Consumers and small businesses primarily use Google Apps, but the company has been trying to push adoption to large companies.

Google on Wednesday launched tools for building small Web applications called "gadgets" that can display data from Google's online spreadsheet application.

The Gadgets-in-Docs and Visualization API are meant to act as a platform on which anyone can build an application for displaying spreadsheet data on a chart, a table, or any other area with a Web page. The idea is to let users expand the use of Google spreadsheets, which are part of the company Google Docs product that also includes online word processing and presentation applications.

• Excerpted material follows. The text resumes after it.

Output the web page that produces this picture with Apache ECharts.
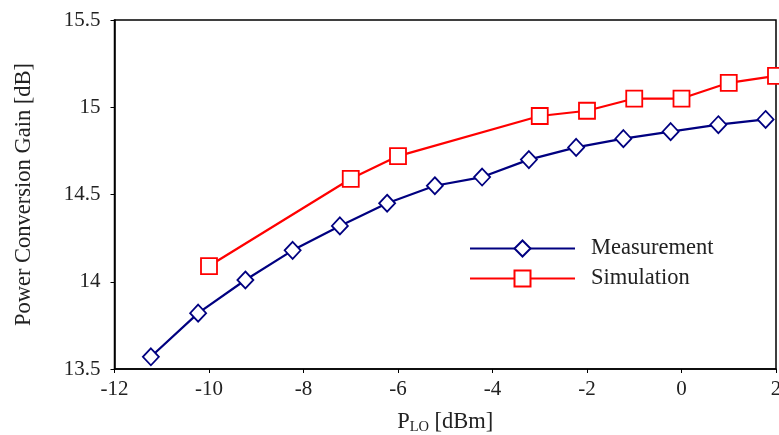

Nondevelopers can find a gadget by opening up a Google spreadsheet, clicking on the chart icon and then clicking on "gadget," Google said. The tiny application can then be customized to fit the data on a spreadsheet and then published to an iGoogle personalized home page or any other Web page.

Developers looking to reach a broader audience can use the Visualization API, which provides a platform that can be used to create, share, and reuse visualizations written by the developer community. The technology provides a common application programming interface to access structured data sources, the first being Google spreadsheets, the company said.

Google Docs are considered a complement and rival to Microsoft Office, the industry's dominant productivity suite for homes and businesses. Docs are part of a collection of online software called Google Apps, which also include Web mail, calendar, instant messaging, and a personalized home page.

Consumers and small businesses primarily use Google Apps, but the company has been trying to push adoption to large companies. Google in September partnered with Capgemini, which agreed to offer a desktop outsourcing service for Google Apps. The IT consulting firm also offers an outsourcing service for Microsoft Office.

As part of the deal, Google agreed to host the apps from its data center, while Capgemini supported them, and charged businesses additional fees for services such as deployment, integration, help desk support, software and hardware provisioning, and security monitoring and software.